# Which foods have you found to make less stool?



## ToTheMaxx (Feb 16, 2009)

Hi all,

I posted a week ago about Chicken Soup for our puppy. She's doing very well on it, but pooping a lot. Three times a day and a good amount. Maybe it's just because she's a puppy?

Anyways, for anyone who uses a food they definitely think decreased their dog's stool, will you tell me which it is?

Thanks!


----------



## Bailey08 (Aug 12, 2008)

Switching to homemade made a big difference! The same would be true of switching to raw.
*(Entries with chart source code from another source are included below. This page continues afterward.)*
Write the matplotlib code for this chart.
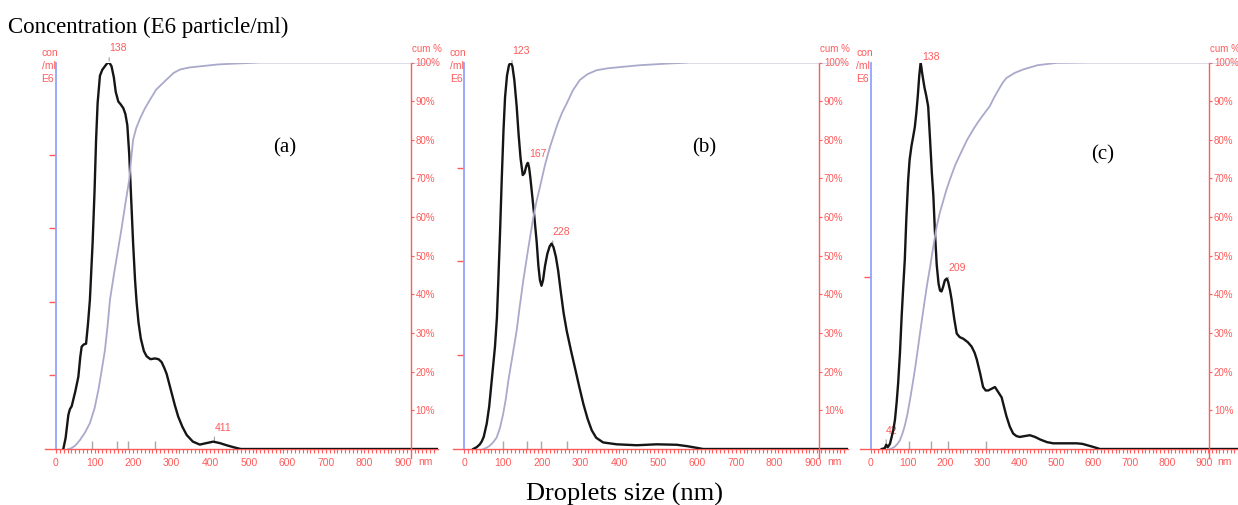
import numpy as np
import matplotlib.pyplot as plt

plt.rcParams['font.family'] = ['Liberation Sans Narrow', 'Liberation Sans', 'DejaVu Sans']

# ---- data (size in nm, concentration in E6 particles/ml, cumulative in %) ----
a_size = [19, 25, 32, 36, 40.7, 50, 58, 63, 66.6, 72, 78, 83, 88, 95, 100, 104, 108, 114, 120, 127, 133, 138,
          144, 150, 155, 161.6, 168, 174.6, 180, 185, 190, 195, 200, 205, 209, 214, 220, 228, 235, 245, 257,
          266, 274, 281, 287, 294, 300, 308, 317, 328, 339, 355, 373, 390, 408, 425, 443, 460, 475, 480, 990]
a_conc = [0, 0.15, 0.46, 0.54, 0.58, 0.78, 0.98, 1.25, 1.39, 1.42, 1.43, 1.7, 2.03, 2.8, 3.5, 4.2, 4.7, 5.07,
          5.15, 5.2, 5.24, 5.25, 5.2, 5.05, 4.85, 4.72, 4.68, 4.63, 4.55, 4.4, 4.0, 3.4, 2.8, 2.3, 2.0, 1.72, 1.5,
          1.33, 1.26, 1.22, 1.23, 1.22, 1.18, 1.1, 1.02, 0.88, 0.76, 0.6, 0.44, 0.3, 0.19, 0.1, 0.06, 0.08, 0.1,
          0.08, 0.05, 0.025, 0.005, 0, 0]
a_cum_size = [32, 40, 50, 62, 75, 88, 100, 110, 118, 127, 134, 140, 150, 160, 170, 180, 190, 196, 200, 208,
              218, 230, 244, 260, 287, 305, 322, 345, 373, 420, 460, 530, 990]
a_cum = [0, 0.2, 0.9, 2.3, 4.2, 6.7, 10.5, 15.3, 20, 25.6, 32, 38.6, 45, 51, 57, 63.5, 69.7, 76, 80, 83, 85.5,
         88, 90.4, 93, 95.6, 97.3, 98.2, 98.7, 99, 99.5, 99.7, 100, 100]
a_peaks = [138, 411]
a_marks = [93, 157, 187, 257]

b_size = [23, 32, 40, 44.8, 50, 57.7, 64, 70.6, 79, 84, 87.7, 92, 96.4, 101, 105, 110, 115, 119.6, 124, 129,
          135, 140, 145, 150.6, 155, 160, 163.5, 167, 170, 173.8, 180, 186.7, 191, 195, 199, 203, 208, 214, 220,
          225, 230, 236, 242, 248, 256, 264, 275, 285, 296, 307, 318, 328.5, 340, 358, 393, 445, 496, 548, 575,
          600, 616, 990]
b_conc = [0, 0.02, 0.05, 0.08, 0.13, 0.27, 0.45, 0.73, 1.09, 1.4, 1.8, 2.3, 2.87, 3.4, 3.75, 3.98, 4.09, 4.12,
          4.08, 3.93, 3.65, 3.35, 3.1, 2.92, 2.94, 3.02, 3.05, 3.0, 2.9, 2.75, 2.5, 2.2, 1.95, 1.8, 1.74, 1.8,
          1.95, 2.08, 2.16, 2.19, 2.15, 2.05, 1.9, 1.7, 1.45, 1.26, 1.05, 0.87, 0.67, 0.48, 0.32, 0.2, 0.12, 0.07,
          0.05, 0.04, 0.05, 0.045, 0.03, 0.012, 0, 0]
b_cum_size = [49, 57, 65, 75, 83.5, 92, 100, 107, 113.5, 124, 135, 143, 152, 165, 178, 186, 195, 208, 221, 240,
              252, 264, 280, 298, 318, 341, 370, 400, 453, 520, 582, 990]
b_cum = [0, 0.3, 0.8, 1.8, 3, 5.5, 9, 13, 17.7, 24, 30.7, 37, 43.6, 52, 60, 64, 67.8, 73.5, 78.2, 84, 87, 89.4,
         92.8, 95.5, 97, 98, 98.5, 98.8, 99.3, 99.7, 100, 100]
b_peaks = [123, 167, 228]
b_marks = [99, 162, 198, 264]

c_size = [30, 38, 42, 46, 52, 56.6, 61, 65.5, 70, 74, 79, 83.5, 88, 92, 96, 101, 105, 110, 115, 119, 123, 127,
          131, 134.7, 139, 145, 150, 155, 160, 165, 169, 173, 178, 183, 187, 191, 195, 200, 205, 209, 214, 218,
          225, 232, 240, 250, 262, 272, 280, 286, 295, 303, 310, 317, 326, 335, 344, 353, 360, 366, 375, 384,
          393, 402, 415, 429, 443, 456, 475, 492, 555, 570, 582, 600, 618, 990]
c_conc = [0, 0.005, 0.025, 0.01, 0.03, 0.07, 0.11, 0.17, 0.27, 0.38, 0.56, 0.77, 0.95, 1.1, 1.33, 1.56, 1.68,
          1.76, 1.82, 1.87, 1.95, 2.05, 2.17, 2.245, 2.18, 2.1, 2.05, 1.99, 1.8, 1.6, 1.47, 1.27, 1.07, 0.96, 0.92,
          0.915, 0.94, 0.98, 0.99, 0.97, 0.92, 0.87, 0.76, 0.67, 0.65, 0.64, 0.62, 0.595, 0.56, 0.52, 0.44, 0.36,
          0.34, 0.34, 0.35, 0.36, 0.33, 0.30, 0.24, 0.19, 0.13, 0.09, 0.075, 0.07, 0.075, 0.08, 0.07, 0.056, 0.04,
          0.033, 0.033, 0.03, 0.023, 0.012, 0, 0]
c_cum_size = [52, 58, 65, 72, 79, 85, 92, 99, 106, 113, 120, 127, 133, 139, 145, 152, 160, 169, 178, 186, 195,
              204, 213.5, 228, 245, 260, 276, 288, 300, 310, 321, 333, 345, 356, 366, 388, 411, 450, 501, 591, 990]
c_cum = [0, 0.2, 0.6, 1.3, 2.3, 3.8, 6, 9, 12.7, 16.8, 21, 25.8, 30, 34, 38, 42.5, 47, 52.5, 57.6, 61, 64, 67,
         69.7, 73.5, 77, 80, 82.6, 84.4, 86, 87.3, 88.7, 91, 93, 94.8, 96, 97.3, 98.2, 99.3, 99.9, 100, 100]
c_peaks = [138, 209, 42]
c_marks = [103, 162, 208, 312]

labels = ['(a)', '(b)', '(c)']
x_ticks = list(range(0, 901, 100))
pct_ticks = list(range(10, 101, 10))

# ---- layout (pixels) ----
W, H = 1238, 505
red = '#ff5b5b'
blue = '#93a3ff'
panels = [
    dict(size=a_size, conc=a_conc, cs=a_cum_size, cum=a_cum, peaks=a_peaks, marks=a_marks,
         left=44.8, right=437.7, top=5.25, yt=[1, 2, 3, 4], xr=920, lab=(285, 148)),
    dict(size=b_size, conc=b_conc, cs=b_cum_size, cum=b_cum, peaks=b_peaks, marks=b_marks,
         left=453.1, right=848.2, top=4.12, yt=[1, 2, 3], xr=915, lab=(704, 148)),
    dict(size=c_size, conc=c_conc, cs=c_cum_size, cum=c_cum, peaks=c_peaks, marks=c_marks,
         left=859.9, right=1238, top=2.245, yt=[1], xr=912, lab=(1103, 155)),
]
base_px, top_px = 449, 62.5

fig = plt.figure(figsize=(W / 100, H / 100), dpi=100)

for p, lab in zip(panels, labels):
    ax = fig.add_axes([p['left'] / W, (H - base_px) / H, (p['right'] - p['left']) / W, (base_px - top_px) / H])
    ax.set_xlim(-29, 990)
    ax.set_ylim(0, p['top'])
    ax.plot(p['size'], p['conc'], color='#151515', lw=1.7, zorder=4, solid_joinstyle='round')
    ax.vlines(p['marks'], 0, p['top'] * 8 / (base_px - top_px), color='#a8a8a8', lw=1, zorder=2)

    for s in ['top', 'right']:
        ax.spines[s].set_visible(False)
    ax.spines['left'].set_position(('data', 0))
    ax.spines['left'].set_color(blue)
    ax.spines['left'].set_linewidth(1.3)
    ax.spines['bottom'].set_color(red)
    ax.spines['bottom'].set_linewidth(1.0)
    ax.set_yticks(p['yt'])
    ax.tick_params(axis='y', colors=red, length=5, width=1, labelleft=False)
    ax.set_xticks(x_ticks)
    ax.set_xticklabels([str(v) for v in x_ticks])
    ax.set_xticks(np.arange(0, 990, 10), minor=True)
    ax.tick_params(axis='x', which='both', colors=red, direction='out', length=3, width=0.8,
                   labelsize=7.5, pad=3.5)

    for pk in p['peaks']:
        yv = np.interp(pk, p['size'], p['conc'])
        ax.annotate(str(pk), xy=(pk, yv), xytext=(0, 6.5), textcoords='offset points',
                    ha='left', va='bottom', color=red, fontsize=7.5, annotation_clip=False,
                    arrowprops=dict(arrowstyle='-', color='#a0a0a0', lw=0.8, relpos=(0, 0),
                                    shrinkA=1, shrinkB=1))

    for i, t in enumerate(['con', '/ml', 'E6']):
        ax.annotate(t, xy=(0, p['top']), xytext=(-10.4, 6.8 - i * 9.4), textcoords='offset points',
                    ha='left', va='center', color=red, fontsize=7.5, annotation_clip=False)

    tw = ax.twinx()
    tw.set_ylim(0, 100)
    tw.plot(p['cs'], p['cum'], color='#a9a9cb', lw=1.3, zorder=3, solid_joinstyle='round')
    for s in ['top', 'left', 'bottom']:
        tw.spines[s].set_visible(False)
    tw.spines['right'].set_position(('data', p['xr']))
    tw.spines['right'].set_color(red)
    tw.spines['right'].set_linewidth(1.0)
    tw.spines['right'].set_bounds(-2.3, 100)
    tw.set_yticks(pct_ticks)
    tw.set_yticklabels([f'{v}%' for v in pct_ticks])
    tw.tick_params(axis='y', colors=red, length=2.5, width=0.8, pad=1, labelsize=7)
    tw.annotate('cum %', xy=(p['xr'], 100), xytext=(0.8, 9.7), textcoords='offset points',
                ha='left', va='center', color=red, fontsize=7, annotation_clip=False)
    tw.annotate('nm', xy=(p['xr'], 0), xytext=(10.8, -9.4), textcoords='offset points',
                ha='center', va='center', color=red, fontsize=7.5, annotation_clip=False)

    fig.text(p['lab'][0] / W, 1 - p['lab'][1] / H, lab, ha='center', va='center',
             family='Liberation Serif', fontsize=15)

fig.text(8 / W, 1 - 33 / H, 'Concentration (E6 particle/ml)', ha='left', va='baseline',
         family='Liberation Serif', fontsize=16.5)
fig.text(624 / W, 4 / H, 'Droplets size (nm)', ha='center', va='baseline',
         family='Liberation Serif', fontsize=19)

fig.savefig('out.png', dpi=100)
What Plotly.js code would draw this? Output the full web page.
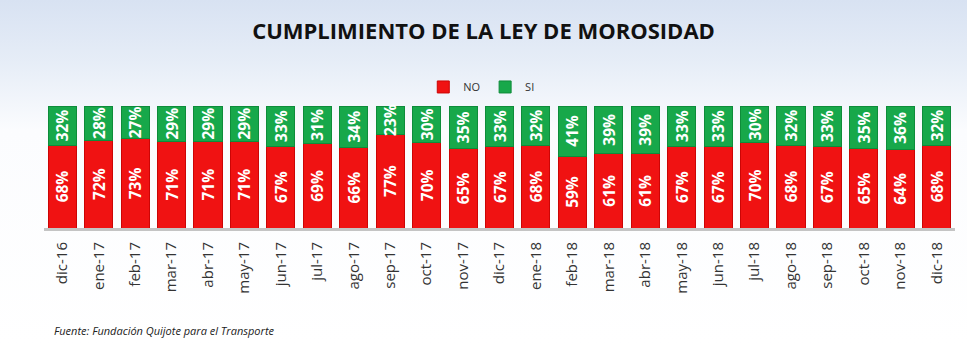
<!DOCTYPE html>
<html><head><meta charset="utf-8">
<script src="https://cdn.plot.ly/plotly-3.0.1.min.js"></script>
<style>
html,body{margin:0;padding:0;}
body{width:967px;height:344px;background:linear-gradient(to bottom,#d8e2f2 0%,#e6edf7 18%,#fbfcfe 38%,#ffffff 100%);}
#chart{width:967px;height:344px;}
</style></head><body>
<div id="chart"></div>
<script>
const months = ["dic-16","ene-17","feb-17","mar-17","abr-17","may-17","jun-17","jul-17","ago-17","sep-17","oct-17","nov-17","dic-17","ene-18","feb-18","mar-18","abr-18","may-18","jun-18","jul-18","ago-18","sep-18","oct-18","nov-18","dic-18"];
const noVals = [68,72,73,71,71,71,67,69,66,77,70,65,67,68,59,61,61,67,67,70,68,67,65,64,68];
const siVals = [32,28,27,29,29,29,33,31,34,23,30,35,33,32,41,39,39,33,33,30,32,33,35,36,32];

const txtFont = {family:"Open Sans, DejaVu Sans, sans-serif", size:15.5, color:"#ffffff", weight:700};
const traces = [
 {type:"bar", name:"NO", x:months, y:noVals, marker:{color:"#f01212", line:{color:"#cc0505", width:1}},
  text:noVals.map(v=>v+"%"), textposition:"inside", insidetextanchor:"middle", textangle:-90, constraintext:"none", textfont:txtFont, hoverinfo:"none", cliponaxis:false},
 {type:"bar", name:"SI", x:months, y:siVals, marker:{color:"#17a84a", line:{color:"#0e8c3a", width:1}},
  text:siVals.map(v=>v+"%"), textposition:"inside", insidetextanchor:"middle", textangle:-90, constraintext:"none", textfont:txtFont, hoverinfo:"none", cliponaxis:false}
];
const layout = {
 width:967, height:344, barmode:"stack", bargap:0.23,
 paper_bgcolor:"rgba(0,0,0,0)", plot_bgcolor:"rgba(0,0,0,0)",
 margin:{l:44, r:12, t:106, b:116},
 title:{text:"<b>CUMPLIMIENTO DE LA LEY DE MOROSIDAD</b>", x:0.5, xref:"container", xanchor:"center", y:0.91, yref:"container", yanchor:"middle", font:{family:"Open Sans, DejaVu Sans, sans-serif", size:22, color:"#111111"}},
 showlegend:true,
 legend:{orientation:"h", x:0.48, xanchor:"center", y:1.156, yanchor:"middle", font:{family:"Open Sans, sans-serif", size:11, color:"#333"}, itemwidth:30, traceorder:"normal"},
 xaxis:{type:"category", tickangle:-90, tickfont:{family:"Open Sans, DejaVu Sans, sans-serif", size:15, color:"#333"}, ticklabelstandoff:5, showline:true, linecolor:"#c4c4c4", linewidth:3, ticks:"", showgrid:false, zeroline:false, fixedrange:true},
 yaxis:{range:[0,100], visible:false, showgrid:false, zeroline:false, fixedrange:true},
 annotations:[{text:"<i>Fuente: Fundación Quijote para el Transporte</i>", xref:"paper", yref:"paper", x:0.0088, xanchor:"left", y:-0.844, yanchor:"middle", showarrow:false, font:{family:"Open Sans, sans-serif", size:11, color:"#222"}}]
};
Plotly.newPlot("chart", traces, layout, {displayModeBar:false, staticPlot:true});
</script>
</body></html>
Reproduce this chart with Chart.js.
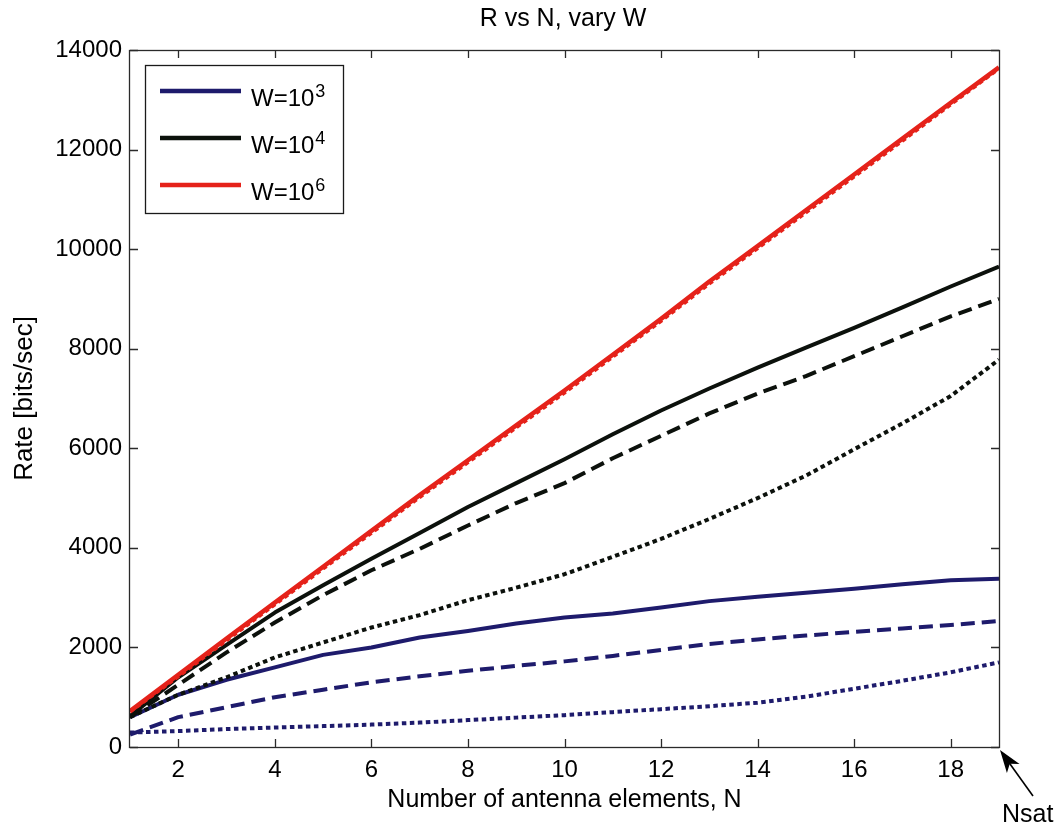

Not sure about kibble, as Bailey was only on one particular food prior to the switch (Orijen), but a higher protein food would probably make a noticeable difference.


----------



## Lil Red Express (Jan 18, 2009)

My only comment is that since my pups been on Orijen , his stool amount has dropped by 50% or more . Maybe its because he is absorbing more and there is less waste ? He is near 5 months old


----------



## pugmom (Sep 10, 2008)

The amount of poo can also be related to the amount of food that is being consumed.....how much do you feed per day? and how many treats/snaks/scraps are you giving per day?


----------



## PureMutt (Feb 6, 2009)

Adding a probiotic and enzyme supplement will help to, they help absorb more nutrients, thus leading to smaller waste.


----------



## Spicy1_VV (Jun 1, 2007)

Raw is the smallest poops they've ever had.


----------



## Kathyy (Jun 15, 2008)

Raw definitely produces the smallest stool. Science Diet produced the largest. A supplement with flax seed really upped the size of the stool. Avoid corn and flax seed!


----------



## BandPipe (Feb 19, 2009)

I use Go Natural (http://www.petcurean.com/index.php?page_id=195)
It is amazing with how little comes out. A good quality food makes such a difference!!


----------



## reynosa_k9's (Dec 14, 2007)

Ditto to what Spicy1_VV and Kathyy said! My dogs are all on raw and I've seen chihuahuas leave bigger messes than my 135lb GSD. I assure you I am not exaggerating at all. 

Jihad
and the pound puppy crew.


----------



## Bellasmom (Aug 14, 2008)

I have used Iams, Taste of The Wild High Praire, Chicken Soup and Purina. Believe it or not they have had the least amount and less volume of stools on Purina.


----------



## sheltiemom (Mar 13, 2007)

Mine have the smallest stools on Purina One, out of the foods I've tried (Natural Balance, Canidae, Blue Buffalo, Authority, Science Diet, Eukanuba, Maxximum, Natural Life...geez, that's alot of foods...) Natural Life, SD, and Euk were also fairly small, the largest was on Authority, and NB, BB, and Canidae were all soft serve.


----------